Zimbabwean authorities have warned social media users over spreading pictures and videos about the country’s economic woes, with the state charging a prominent clergyman with subversion for a video circulated at the weekend.

Pastor Evan Mawarire was due to appear in court on Monday, charged with subversion for a video in which he complained about the Zimbabwean economic situation at the weekend. In the video, he lamented the sharply falling value of local bond notes versus the US dollar and spoke about fuel queues in the capital Harare.

“We’ve begun to experience what we experienced in 2008. The shortages have started to happen. In a normal nation people shouldn’t be panicking at all. We’re supposed to be at peace in our country,” Mawarire said in the video posted on Saturday.

He was arrested while attending a church service on Sunday. Fellow campaigners have taken to social media platforms to drum up support for the clergyman, who rose to prominence over the #thisflag online and social media campaign in 2016 that lead to protests against the Zimbabwean government’s policies.

Zimbabwean Home Affairs Minister Ignatius Chombo on Sunday threatened social media users for spreading videos and pictures about the fuel queues and price hikes in shops. He warned that the government was monitoring social media and would take action against those spreading false content on social media platforms.

“It is a criminal offence and is therefore punishable.
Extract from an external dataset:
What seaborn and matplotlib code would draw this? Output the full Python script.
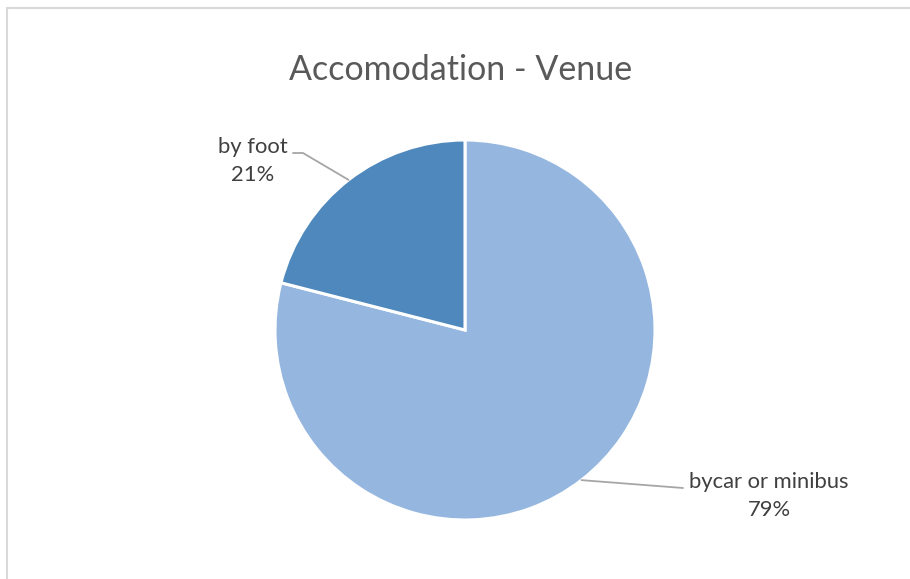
import numpy as np
import matplotlib
matplotlib.use("Agg")
import matplotlib.pyplot as plt
from matplotlib.lines import Line2D
import seaborn as sns

# Dados
categorias = ["bycar or minibus", "by foot"]
valores = [79, 21]
percentuais = ["79%", "21%"]
cores = ["#95B7DF", "#4E88BC"]

sns.set_theme(style="white")
plt.rcParams['font.family'] = ['Lato', 'DejaVu Sans']

W, H = 910, 579
fig = plt.figure(figsize=(W / 100, H / 100), dpi=100)

# pizza centrada em (465, 330) px com raio 190 px
cx, cy, r = 465, 330, 190
ax = fig.add_axes([(cx - r) / W, (H - cy - r) / H, 2 * r / W, 2 * r / H])

wedges, _ = ax.pie(valores, colors=cores, startangle=90, counterclock=False,
                   radius=1, wedgeprops=dict(edgecolor="white", linewidth=2.2))
ax.set_xlim(-1, 1)
ax.set_ylim(-1, 1)
ax.set_aspect("equal")
ax.axis("off")

def px(x, y):
    # pixel -> coordenadas do eixo da pizza
    return (x - cx) / r, (cy - y) / r

def borda(w):
    ang = np.deg2rad((w.theta1 + w.theta2) / 2)
    return np.cos(ang), np.sin(ang)

cor_linha = "#A6A6A6"
cor_texto = "#404040"

# rótulo "by foot"
bx, by = borda(wedges[1])
e = px(303, 153)
f = px(293, 153)
ax.plot([bx, e[0], f[0]], [by, e[1], f[1]], color=cor_linha, lw=1.3, clip_on=False)
t = px(253, 161)
ax.text(t[0], t[1], f"{categorias[1]}\n{percentuais[1]}", ha="center", va="center",
        fontsize=15.8, color=cor_texto, linespacing=1.45)

# rótulo "bycar or minibus"
bx, by = borda(wedges[0])
f = px(683, 488)
ax.plot([bx, f[0]], [by, f[1]], color=cor_linha, lw=1.3, clip_on=False)
t = px(769, 496)
ax.text(t[0], t[1], f"{categorias[0]}\n{percentuais[0]}", ha="center", va="center",
        fontsize=15.8, color=cor_texto, linespacing=1.45)

# título
fig.text(461 / W, 1 - 70 / H, "Accomodation - Venue", ha="center", va="center",
         fontsize=24.5, color="#595959")

# moldura do gráfico (cortada à direita e embaixo)
fig.add_artist(Line2D([7 / W, 7 / W], [0, 1 - 8 / H], color="#D9D9D9", lw=1.5))
fig.add_artist(Line2D([7 / W, 1], [1 - 8 / H, 1 - 8 / H], color="#D9D9D9", lw=1.5))

fig.savefig("out.png", dpi=100)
Government is monitoring the press and social media reports in question with a view to taking decisive action to dealing a telling blow to the perpetrators,” Chombo said.

He added that the “false” social media messages are “trappings of a politically coordinated criminal agenda”, although some price increases have been evident in shops. Economists say foreign currency shortages and a sharp fall in the rate of bond notes compared to the dollar have caused the current crisis.

Reserve Bank of Zimbabwe governor John Mangudya also issued a statement at the weekend, criticising social media for spreading what he called false information about the economic situation in Zimbabwe.

Twitter was however awash with pictures of long fuel queues in Harare on Monday. This comes as Zimbabwe is finalising a draft law that will penalise the spreading of information critical of the government, according to experts.

“Zimbabweans should refuse to be hoodwinked by fake social media statements designed to increase premiums on the parallel markets by misguided rent seekers,” Mangudya said.